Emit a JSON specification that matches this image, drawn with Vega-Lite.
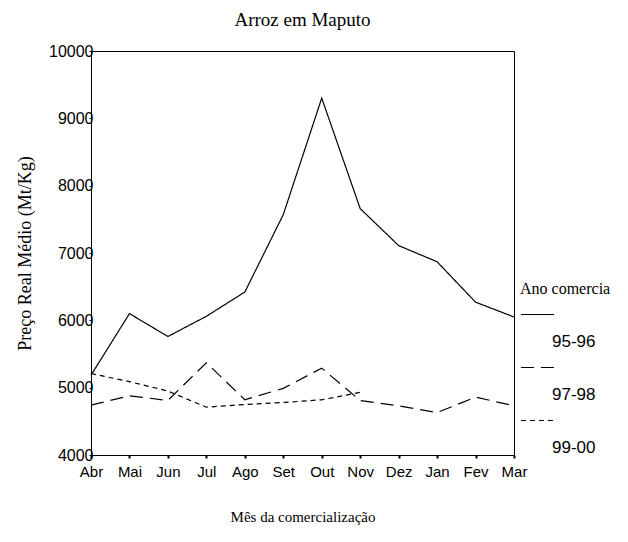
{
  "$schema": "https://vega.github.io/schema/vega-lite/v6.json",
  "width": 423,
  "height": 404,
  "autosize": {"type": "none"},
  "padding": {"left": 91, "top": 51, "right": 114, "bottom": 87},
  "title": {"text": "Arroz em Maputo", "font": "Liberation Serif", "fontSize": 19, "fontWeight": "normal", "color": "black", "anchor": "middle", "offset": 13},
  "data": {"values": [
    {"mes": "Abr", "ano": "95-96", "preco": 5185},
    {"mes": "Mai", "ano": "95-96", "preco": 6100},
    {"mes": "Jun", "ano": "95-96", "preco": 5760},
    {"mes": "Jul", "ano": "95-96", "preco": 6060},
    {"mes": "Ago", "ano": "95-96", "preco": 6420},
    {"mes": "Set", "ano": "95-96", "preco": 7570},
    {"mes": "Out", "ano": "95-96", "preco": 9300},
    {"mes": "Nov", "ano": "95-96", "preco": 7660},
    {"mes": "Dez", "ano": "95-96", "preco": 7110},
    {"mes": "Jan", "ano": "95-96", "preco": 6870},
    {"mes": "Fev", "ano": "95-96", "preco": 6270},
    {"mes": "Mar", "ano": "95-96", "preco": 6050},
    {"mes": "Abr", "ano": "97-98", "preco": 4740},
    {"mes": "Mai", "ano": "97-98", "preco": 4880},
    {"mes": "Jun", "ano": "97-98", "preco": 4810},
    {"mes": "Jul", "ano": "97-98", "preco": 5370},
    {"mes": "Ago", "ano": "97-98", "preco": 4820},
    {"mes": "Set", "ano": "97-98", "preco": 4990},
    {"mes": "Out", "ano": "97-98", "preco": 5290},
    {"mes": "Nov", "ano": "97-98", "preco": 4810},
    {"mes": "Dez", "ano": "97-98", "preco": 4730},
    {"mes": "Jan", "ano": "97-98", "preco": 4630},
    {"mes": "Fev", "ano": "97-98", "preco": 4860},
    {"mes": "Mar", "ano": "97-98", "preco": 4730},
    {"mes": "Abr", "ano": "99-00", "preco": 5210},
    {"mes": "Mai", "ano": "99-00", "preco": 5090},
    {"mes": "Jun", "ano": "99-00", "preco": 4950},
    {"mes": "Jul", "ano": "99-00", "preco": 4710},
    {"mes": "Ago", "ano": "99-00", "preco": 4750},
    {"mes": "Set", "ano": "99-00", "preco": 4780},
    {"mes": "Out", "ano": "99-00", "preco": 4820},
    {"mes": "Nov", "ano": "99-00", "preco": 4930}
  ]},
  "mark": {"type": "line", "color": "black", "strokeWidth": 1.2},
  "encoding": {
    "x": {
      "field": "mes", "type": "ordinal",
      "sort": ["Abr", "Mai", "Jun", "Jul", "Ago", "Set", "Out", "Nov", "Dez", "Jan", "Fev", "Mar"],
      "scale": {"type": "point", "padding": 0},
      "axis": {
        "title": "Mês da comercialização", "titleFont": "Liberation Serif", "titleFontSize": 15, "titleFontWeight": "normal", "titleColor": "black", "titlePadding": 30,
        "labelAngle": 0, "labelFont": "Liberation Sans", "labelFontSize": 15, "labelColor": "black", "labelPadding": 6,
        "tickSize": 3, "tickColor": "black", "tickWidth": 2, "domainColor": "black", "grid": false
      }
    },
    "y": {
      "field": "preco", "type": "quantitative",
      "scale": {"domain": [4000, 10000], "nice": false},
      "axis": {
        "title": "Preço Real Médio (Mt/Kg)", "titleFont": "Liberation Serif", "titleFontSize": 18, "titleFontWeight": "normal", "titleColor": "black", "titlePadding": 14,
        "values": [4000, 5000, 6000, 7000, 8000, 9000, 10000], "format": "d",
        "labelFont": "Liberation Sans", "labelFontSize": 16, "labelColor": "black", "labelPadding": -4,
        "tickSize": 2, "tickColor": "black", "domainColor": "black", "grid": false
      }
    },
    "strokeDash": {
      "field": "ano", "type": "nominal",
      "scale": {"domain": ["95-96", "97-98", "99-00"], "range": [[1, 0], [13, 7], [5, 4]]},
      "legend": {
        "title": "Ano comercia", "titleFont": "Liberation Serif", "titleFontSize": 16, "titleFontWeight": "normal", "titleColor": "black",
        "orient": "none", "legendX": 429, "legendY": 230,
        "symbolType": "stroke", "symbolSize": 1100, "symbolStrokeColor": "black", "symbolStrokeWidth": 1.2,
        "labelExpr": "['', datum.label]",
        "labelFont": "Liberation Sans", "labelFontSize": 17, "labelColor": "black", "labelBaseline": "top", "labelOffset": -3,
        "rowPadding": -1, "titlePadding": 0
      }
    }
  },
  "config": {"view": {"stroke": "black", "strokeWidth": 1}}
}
══════════
## INSTRUCTIONS FOR THE TASK
Reproduce every line of the material precisely, omitting its pictures.

## THE ANSWER
Emit a JSON specification that matches this image, drawn with Vega-Lite.
{
  "$schema": "https://vega.github.io/schema/vega-lite/v6.json",
  "width": 423,
  "height": 404,
  "autosize": {"type": "none"},
  "padding": {"left": 91, "top": 51, "right": 114, "bottom": 87},
  "title": {"text": "Arroz em Maputo", "font": "Liberation Serif", "fontSize": 19, "fontWeight": "normal", "color": "black", "anchor": "middle", "offset": 13},
  "data": {"values": [
    {"mes": "Abr", "ano": "95-96", "preco": 5185},
    {"mes": "Mai", "ano": "95-96", "preco": 6100},
    {"mes": "Jun", "ano": "95-96", "preco": 5760},
    {"mes": "Jul", "ano": "95-96", "preco": 6060},
    {"mes": "Ago", "ano": "95-96", "preco": 6420},
    {"mes": "Set", "ano": "95-96", "preco": 7570},
    {"mes": "Out", "ano": "95-96", "preco": 9300},
    {"mes": "Nov", "ano": "95-96", "preco": 7660},
    {"mes": "Dez", "ano": "95-96", "preco": 7110},
    {"mes": "Jan", "ano": "95-96", "preco": 6870},
    {"mes": "Fev", "ano": "95-96", "preco": 6270},
    {"mes": "Mar", "ano": "95-96", "preco": 6050},
    {"mes": "Abr", "ano": "97-98", "preco": 4740},
    {"mes": "Mai", "ano": "97-98", "preco": 4880},
    {"mes": "Jun", "ano": "97-98", "preco": 4810},
    {"mes": "Jul", "ano": "97-98", "preco": 5370},
    {"mes": "Ago", "ano": "97-98", "preco": 4820},
    {"mes": "Set", "ano": "97-98", "preco": 4990},
    {"mes": "Out", "ano": "97-98", "preco": 5290},
    {"mes": "Nov", "ano": "97-98", "preco": 4810},
    {"mes": "Dez", "ano": "97-98", "preco": 4730},
    {"mes": "Jan", "ano": "97-98", "preco": 4630},
    {"mes": "Fev", "ano": "97-98", "preco": 4860},
    {"mes": "Mar", "ano": "97-98", "preco": 4730},
    {"mes": "Abr", "ano": "99-00", "preco": 5210},
    {"mes": "Mai", "ano": "99-00", "preco": 5090},
    {"mes": "Jun", "ano": "99-00", "preco": 4950},
    {"mes": "Jul", "ano": "99-00", "preco": 4710},
    {"mes": "Ago", "ano": "99-00", "preco": 4750},
    {"mes": "Set", "ano": "99-00", "preco": 4780},
    {"mes": "Out", "ano": "99-00", "preco": 4820},
    {"mes": "Nov", "ano": "99-00", "preco": 4930}
  ]},
  "mark": {"type": "line", "color": "black", "strokeWidth": 1.2},
  "encoding": {
    "x": {
      "field": "mes", "type": "ordinal",
      "sort": ["Abr", "Mai", "Jun", "Jul", "Ago", "Set", "Out", "Nov", "Dez", "Jan", "Fev", "Mar"],
      "scale": {"type": "point", "padding": 0},
      "axis": {
        "title": "Mês da comercialização", "titleFont": "Liberation Serif", "titleFontSize": 15, "titleFontWeight": "normal", "titleColor": "black", "titlePadding": 30,
        "labelAngle": 0, "labelFont": "Liberation Sans", "labelFontSize": 15, "labelColor": "black", "labelPadding": 6,
        "tickSize": 3, "tickColor": "black", "tickWidth": 2, "domainColor": "black", "grid": false
      }
    },
    "y": {
      "field": "preco", "type": "quantitative",
      "scale": {"domain": [4000, 10000], "nice": false},
      "axis": {
        "title": "Preço Real Médio (Mt/Kg)", "titleFont": "Liberation Serif", "titleFontSize": 18, "titleFontWeight": "normal", "titleColor": "black", "titlePadding": 14,
        "values": [4000, 5000, 6000, 7000, 8000, 9000, 10000], "format": "d",
        "labelFont": "Liberation Sans", "labelFontSize": 16, "labelColor": "black", "labelPadding": -4,
        "tickSize": 2, "tickColor": "black", "domainColor": "black", "grid": false
      }
    },
    "strokeDash": {
      "field": "ano", "type": "nominal",
      "scale": {"domain": ["95-96", "97-98", "99-00"], "range": [[1, 0], [13, 7], [5, 4]]},
      "legend": {
        "title": "Ano comercia", "titleFont": "Liberation Serif", "titleFontSize": 16, "titleFontWeight": "normal", "titleColor": "black",
        "orient": "none", "legendX": 429, "legendY": 230,
        "symbolType": "stroke", "symbolSize": 1100, "symbolStrokeColor": "black", "symbolStrokeWidth": 1.2,
        "labelExpr": "['', datum.label]",
        "labelFont": "Liberation Sans", "labelFontSize": 17, "labelColor": "black", "labelBaseline": "top", "labelOffset": -3,
        "rowPadding": -1, "titlePadding": 0
      }
    }
  },
  "config": {"view": {"stroke": "black", "strokeWidth": 1}}
}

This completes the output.